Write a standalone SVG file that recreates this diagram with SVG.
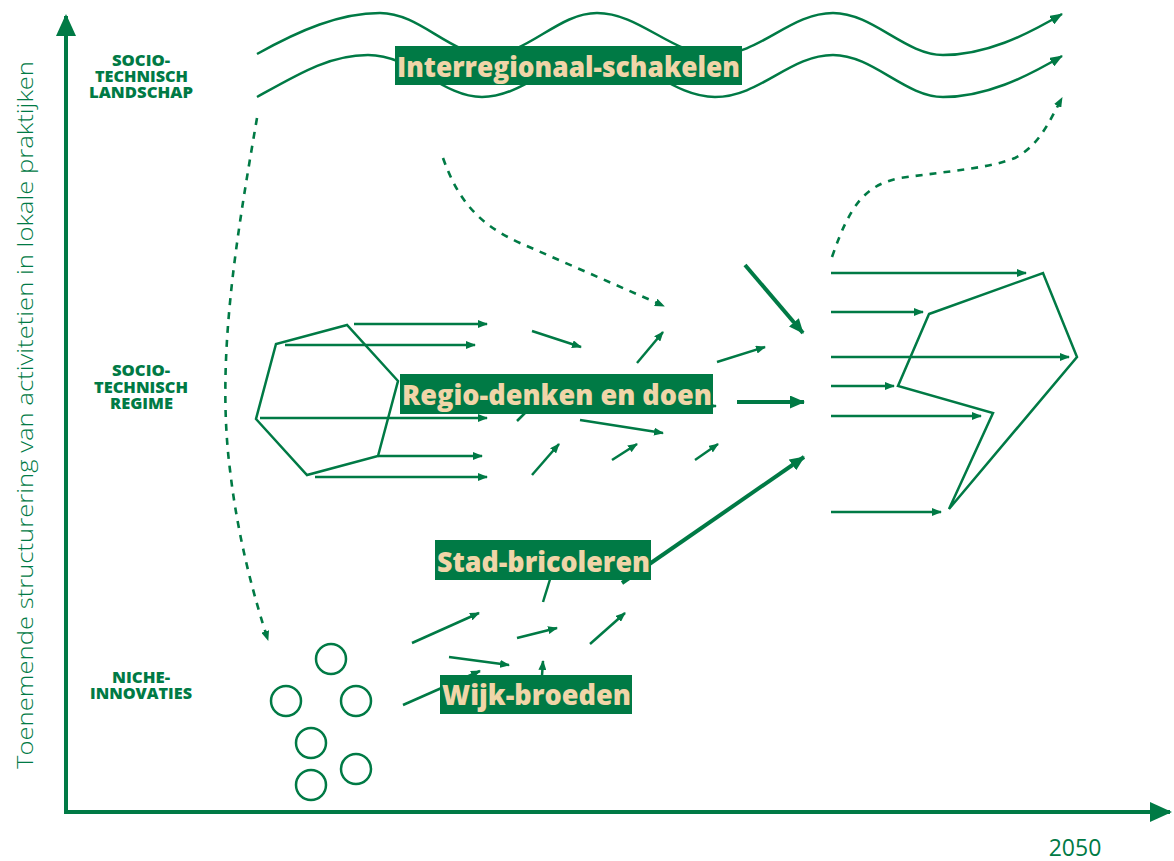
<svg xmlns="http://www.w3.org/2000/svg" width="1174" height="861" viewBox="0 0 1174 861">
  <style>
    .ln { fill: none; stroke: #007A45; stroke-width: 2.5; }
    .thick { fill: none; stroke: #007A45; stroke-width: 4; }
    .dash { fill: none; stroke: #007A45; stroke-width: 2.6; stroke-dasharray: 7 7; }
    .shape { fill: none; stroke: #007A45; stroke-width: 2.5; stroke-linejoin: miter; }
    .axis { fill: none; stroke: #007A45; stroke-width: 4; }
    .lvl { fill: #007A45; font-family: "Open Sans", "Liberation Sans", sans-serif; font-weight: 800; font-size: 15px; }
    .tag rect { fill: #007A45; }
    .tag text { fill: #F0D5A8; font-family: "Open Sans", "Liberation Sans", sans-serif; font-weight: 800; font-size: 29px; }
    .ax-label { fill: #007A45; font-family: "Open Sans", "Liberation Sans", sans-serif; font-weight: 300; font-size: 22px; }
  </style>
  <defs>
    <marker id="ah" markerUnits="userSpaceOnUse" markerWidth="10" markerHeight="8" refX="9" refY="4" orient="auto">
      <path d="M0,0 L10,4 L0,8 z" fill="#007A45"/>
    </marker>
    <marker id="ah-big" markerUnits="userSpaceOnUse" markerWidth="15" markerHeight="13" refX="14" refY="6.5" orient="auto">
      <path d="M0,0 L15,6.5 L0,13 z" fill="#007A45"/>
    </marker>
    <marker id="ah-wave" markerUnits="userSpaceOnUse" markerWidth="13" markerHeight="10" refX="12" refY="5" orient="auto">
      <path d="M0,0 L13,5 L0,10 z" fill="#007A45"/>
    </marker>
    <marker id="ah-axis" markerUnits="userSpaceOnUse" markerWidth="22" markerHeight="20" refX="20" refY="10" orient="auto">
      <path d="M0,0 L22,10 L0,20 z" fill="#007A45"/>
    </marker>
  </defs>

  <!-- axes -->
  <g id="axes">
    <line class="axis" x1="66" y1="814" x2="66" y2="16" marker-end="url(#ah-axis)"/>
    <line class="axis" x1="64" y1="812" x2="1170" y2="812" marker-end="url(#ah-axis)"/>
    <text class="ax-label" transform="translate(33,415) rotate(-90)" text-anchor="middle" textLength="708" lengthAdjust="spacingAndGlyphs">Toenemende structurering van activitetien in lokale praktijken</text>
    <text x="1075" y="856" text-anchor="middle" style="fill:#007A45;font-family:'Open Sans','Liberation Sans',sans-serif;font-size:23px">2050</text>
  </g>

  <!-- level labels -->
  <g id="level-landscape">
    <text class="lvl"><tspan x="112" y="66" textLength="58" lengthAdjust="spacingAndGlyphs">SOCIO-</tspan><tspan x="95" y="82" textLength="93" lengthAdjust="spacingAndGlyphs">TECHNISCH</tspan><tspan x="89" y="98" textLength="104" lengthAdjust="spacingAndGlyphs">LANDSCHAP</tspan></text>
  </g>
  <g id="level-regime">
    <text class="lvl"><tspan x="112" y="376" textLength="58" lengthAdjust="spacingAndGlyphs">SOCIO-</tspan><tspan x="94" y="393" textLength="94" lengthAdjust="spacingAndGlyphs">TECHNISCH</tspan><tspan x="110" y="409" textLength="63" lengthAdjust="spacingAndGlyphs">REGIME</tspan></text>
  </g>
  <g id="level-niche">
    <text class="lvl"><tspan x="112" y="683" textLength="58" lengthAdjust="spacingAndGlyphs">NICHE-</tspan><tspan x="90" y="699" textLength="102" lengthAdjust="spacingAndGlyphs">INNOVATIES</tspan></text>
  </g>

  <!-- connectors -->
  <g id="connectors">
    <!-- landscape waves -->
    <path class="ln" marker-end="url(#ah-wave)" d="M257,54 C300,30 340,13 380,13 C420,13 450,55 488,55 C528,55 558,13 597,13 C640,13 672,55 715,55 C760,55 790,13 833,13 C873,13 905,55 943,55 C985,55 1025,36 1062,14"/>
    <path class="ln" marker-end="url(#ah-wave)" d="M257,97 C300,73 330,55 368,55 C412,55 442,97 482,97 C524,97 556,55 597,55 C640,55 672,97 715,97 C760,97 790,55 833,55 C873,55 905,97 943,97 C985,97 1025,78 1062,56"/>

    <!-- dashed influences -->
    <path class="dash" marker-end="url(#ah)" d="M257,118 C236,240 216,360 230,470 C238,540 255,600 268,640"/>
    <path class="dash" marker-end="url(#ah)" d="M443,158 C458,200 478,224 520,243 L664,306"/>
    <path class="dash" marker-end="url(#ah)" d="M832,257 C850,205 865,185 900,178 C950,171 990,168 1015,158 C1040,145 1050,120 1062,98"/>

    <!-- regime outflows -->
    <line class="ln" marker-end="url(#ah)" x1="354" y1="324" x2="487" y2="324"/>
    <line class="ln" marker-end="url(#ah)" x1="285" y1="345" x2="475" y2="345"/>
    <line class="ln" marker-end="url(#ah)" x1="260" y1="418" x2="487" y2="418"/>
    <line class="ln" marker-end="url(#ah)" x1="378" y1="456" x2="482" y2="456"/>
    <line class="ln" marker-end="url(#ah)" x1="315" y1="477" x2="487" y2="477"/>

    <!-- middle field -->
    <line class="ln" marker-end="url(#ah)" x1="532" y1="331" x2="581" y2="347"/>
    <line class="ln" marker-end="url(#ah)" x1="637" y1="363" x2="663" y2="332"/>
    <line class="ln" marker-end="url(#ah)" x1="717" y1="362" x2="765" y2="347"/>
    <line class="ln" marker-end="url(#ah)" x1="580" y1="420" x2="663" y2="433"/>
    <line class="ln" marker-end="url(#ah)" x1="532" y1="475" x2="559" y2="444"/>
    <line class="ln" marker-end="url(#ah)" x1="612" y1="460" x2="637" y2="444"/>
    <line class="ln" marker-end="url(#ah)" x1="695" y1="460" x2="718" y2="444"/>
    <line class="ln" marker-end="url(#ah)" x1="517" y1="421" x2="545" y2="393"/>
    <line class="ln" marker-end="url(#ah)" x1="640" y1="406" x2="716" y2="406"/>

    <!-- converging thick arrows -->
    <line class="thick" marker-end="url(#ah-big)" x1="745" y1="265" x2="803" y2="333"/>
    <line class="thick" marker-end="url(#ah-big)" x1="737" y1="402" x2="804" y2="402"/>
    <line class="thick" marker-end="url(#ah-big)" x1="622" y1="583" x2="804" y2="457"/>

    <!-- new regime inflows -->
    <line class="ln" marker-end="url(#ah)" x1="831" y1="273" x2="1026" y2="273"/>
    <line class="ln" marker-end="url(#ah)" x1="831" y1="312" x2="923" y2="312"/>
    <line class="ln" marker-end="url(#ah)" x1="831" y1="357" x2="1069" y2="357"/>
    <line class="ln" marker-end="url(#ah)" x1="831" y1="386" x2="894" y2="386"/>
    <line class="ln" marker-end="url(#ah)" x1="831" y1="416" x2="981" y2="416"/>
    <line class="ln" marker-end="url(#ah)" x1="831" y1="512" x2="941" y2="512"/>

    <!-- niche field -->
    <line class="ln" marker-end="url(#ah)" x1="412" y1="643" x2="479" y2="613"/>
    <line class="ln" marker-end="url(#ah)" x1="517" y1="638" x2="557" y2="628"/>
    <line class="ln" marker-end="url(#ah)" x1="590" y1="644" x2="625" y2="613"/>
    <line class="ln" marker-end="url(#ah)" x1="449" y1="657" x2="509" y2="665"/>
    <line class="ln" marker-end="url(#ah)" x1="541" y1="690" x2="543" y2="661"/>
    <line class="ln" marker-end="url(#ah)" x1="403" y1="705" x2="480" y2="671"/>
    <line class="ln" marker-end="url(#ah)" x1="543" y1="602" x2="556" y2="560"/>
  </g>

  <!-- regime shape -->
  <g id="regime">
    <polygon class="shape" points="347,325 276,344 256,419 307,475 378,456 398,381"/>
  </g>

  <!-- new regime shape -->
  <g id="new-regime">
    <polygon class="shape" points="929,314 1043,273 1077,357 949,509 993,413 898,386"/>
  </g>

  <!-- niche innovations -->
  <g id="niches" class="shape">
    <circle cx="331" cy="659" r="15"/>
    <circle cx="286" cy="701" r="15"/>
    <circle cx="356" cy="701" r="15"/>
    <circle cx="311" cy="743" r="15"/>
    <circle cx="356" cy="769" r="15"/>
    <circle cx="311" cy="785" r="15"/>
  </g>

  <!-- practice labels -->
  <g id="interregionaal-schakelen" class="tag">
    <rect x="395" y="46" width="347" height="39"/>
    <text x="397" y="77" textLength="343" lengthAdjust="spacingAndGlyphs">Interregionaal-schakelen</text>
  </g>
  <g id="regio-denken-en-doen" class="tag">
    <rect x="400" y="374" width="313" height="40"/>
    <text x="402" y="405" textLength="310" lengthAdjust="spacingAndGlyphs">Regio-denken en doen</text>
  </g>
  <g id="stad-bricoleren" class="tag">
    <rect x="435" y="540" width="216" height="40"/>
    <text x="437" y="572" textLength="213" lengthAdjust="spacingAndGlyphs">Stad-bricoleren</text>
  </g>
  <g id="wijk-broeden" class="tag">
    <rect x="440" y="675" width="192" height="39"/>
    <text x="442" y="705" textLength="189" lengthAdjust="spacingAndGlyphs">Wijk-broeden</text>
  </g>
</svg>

++++

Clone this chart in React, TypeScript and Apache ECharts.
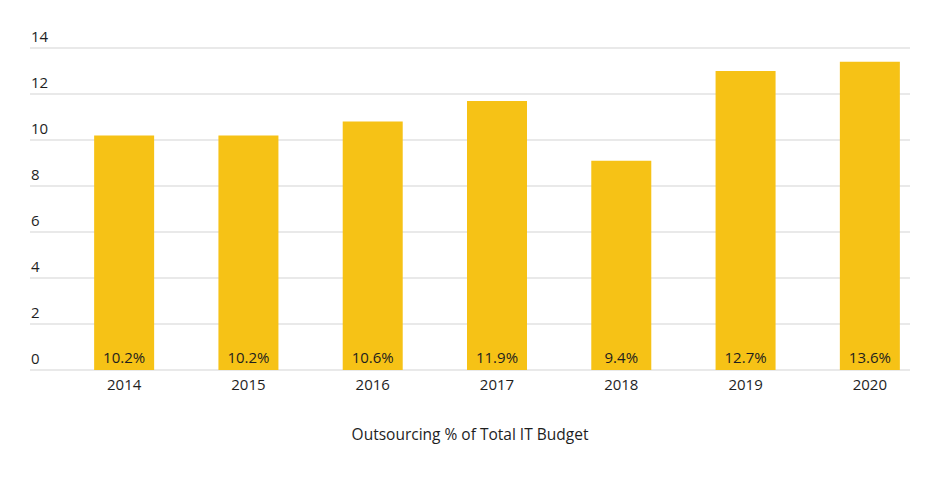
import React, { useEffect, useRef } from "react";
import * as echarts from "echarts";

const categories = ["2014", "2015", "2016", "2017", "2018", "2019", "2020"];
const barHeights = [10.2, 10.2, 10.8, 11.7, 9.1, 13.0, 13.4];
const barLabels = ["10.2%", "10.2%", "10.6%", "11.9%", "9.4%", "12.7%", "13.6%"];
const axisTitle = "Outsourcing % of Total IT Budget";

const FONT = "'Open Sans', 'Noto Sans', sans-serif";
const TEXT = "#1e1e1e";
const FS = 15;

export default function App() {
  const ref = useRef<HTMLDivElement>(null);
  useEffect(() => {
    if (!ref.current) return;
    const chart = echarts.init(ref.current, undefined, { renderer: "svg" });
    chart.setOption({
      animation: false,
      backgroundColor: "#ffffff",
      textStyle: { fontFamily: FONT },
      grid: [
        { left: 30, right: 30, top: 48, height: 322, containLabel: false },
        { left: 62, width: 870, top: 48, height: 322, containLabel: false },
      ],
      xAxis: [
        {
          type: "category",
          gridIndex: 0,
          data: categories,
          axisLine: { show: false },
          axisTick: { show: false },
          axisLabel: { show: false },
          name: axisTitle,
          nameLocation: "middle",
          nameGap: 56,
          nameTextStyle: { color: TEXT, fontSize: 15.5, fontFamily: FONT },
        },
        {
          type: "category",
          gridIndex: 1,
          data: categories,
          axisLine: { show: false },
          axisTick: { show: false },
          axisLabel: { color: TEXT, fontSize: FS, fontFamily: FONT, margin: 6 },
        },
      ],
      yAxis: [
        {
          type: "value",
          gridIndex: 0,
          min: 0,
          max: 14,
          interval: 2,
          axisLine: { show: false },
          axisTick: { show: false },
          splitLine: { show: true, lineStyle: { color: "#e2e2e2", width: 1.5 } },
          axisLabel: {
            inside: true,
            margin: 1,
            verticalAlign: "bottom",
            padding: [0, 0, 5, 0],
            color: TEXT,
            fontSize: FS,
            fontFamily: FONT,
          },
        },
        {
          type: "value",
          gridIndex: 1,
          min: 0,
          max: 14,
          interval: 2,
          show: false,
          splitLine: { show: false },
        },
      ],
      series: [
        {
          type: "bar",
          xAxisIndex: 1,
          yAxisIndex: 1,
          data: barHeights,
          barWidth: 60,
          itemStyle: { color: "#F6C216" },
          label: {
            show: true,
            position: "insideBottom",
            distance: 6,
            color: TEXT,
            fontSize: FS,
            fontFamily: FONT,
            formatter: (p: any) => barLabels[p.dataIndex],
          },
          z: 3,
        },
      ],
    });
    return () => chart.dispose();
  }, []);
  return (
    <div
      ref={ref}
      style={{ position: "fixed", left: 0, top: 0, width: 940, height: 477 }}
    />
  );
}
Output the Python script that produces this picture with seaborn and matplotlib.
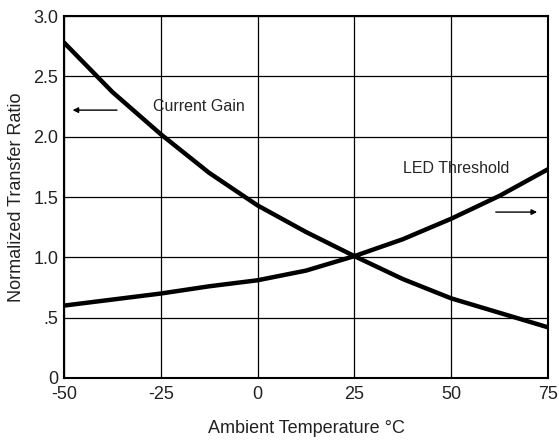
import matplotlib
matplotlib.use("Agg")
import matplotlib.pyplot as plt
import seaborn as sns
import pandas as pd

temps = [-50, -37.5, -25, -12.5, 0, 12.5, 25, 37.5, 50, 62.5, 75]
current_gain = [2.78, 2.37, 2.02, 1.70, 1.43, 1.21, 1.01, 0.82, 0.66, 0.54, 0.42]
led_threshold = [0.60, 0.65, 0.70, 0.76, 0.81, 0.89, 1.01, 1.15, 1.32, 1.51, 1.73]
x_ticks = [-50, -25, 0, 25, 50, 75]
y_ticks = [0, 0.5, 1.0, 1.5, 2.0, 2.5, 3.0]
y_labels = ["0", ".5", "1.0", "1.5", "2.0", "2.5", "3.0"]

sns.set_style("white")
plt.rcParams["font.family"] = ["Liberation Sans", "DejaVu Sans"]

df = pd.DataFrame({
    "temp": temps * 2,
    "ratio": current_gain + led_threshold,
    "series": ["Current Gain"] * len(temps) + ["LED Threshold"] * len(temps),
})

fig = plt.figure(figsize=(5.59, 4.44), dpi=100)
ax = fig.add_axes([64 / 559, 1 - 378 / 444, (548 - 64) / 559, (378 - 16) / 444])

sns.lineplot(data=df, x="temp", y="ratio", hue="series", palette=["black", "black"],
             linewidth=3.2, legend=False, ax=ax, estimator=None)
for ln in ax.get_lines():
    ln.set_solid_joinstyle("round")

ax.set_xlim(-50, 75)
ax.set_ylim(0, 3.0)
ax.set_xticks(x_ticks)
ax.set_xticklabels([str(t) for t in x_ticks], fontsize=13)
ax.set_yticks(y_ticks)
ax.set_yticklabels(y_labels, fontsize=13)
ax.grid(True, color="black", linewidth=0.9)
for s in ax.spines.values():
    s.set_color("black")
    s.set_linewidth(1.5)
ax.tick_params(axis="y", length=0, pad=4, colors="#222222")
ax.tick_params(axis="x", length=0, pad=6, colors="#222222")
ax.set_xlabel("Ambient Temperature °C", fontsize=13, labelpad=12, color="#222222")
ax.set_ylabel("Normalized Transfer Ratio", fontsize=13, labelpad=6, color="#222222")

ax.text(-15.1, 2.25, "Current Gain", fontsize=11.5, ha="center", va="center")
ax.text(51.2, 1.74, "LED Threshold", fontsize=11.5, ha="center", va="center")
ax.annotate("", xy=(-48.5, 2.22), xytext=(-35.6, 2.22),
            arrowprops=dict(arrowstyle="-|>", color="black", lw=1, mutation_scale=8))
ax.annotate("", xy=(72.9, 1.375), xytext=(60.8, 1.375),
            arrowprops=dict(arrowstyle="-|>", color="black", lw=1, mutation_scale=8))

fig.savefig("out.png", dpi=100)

++++

Drop the images and output only the lines from the one that contains "Clone this chart" to the one that contains "const FS = 15;", both included.

Clone this chart in React, TypeScript and Apache ECharts.
import React, { useEffect, useRef } from "react";
import * as echarts from "echarts";

const categories = ["2014", "2015", "2016", "2017", "2018", "2019", "2020"];
const barHeights = [10.2, 10.2, 10.8, 11.7, 9.1, 13.0, 13.4];
const barLabels = ["10.2%", "10.2%", "10.6%", "11.9%", "9.4%", "12.7%", "13.6%"];
const axisTitle = "Outsourcing % of Total IT Budget";

const FONT = "'Open Sans', 'Noto Sans', sans-serif";
const TEXT = "#1e1e1e";
const FS = 15;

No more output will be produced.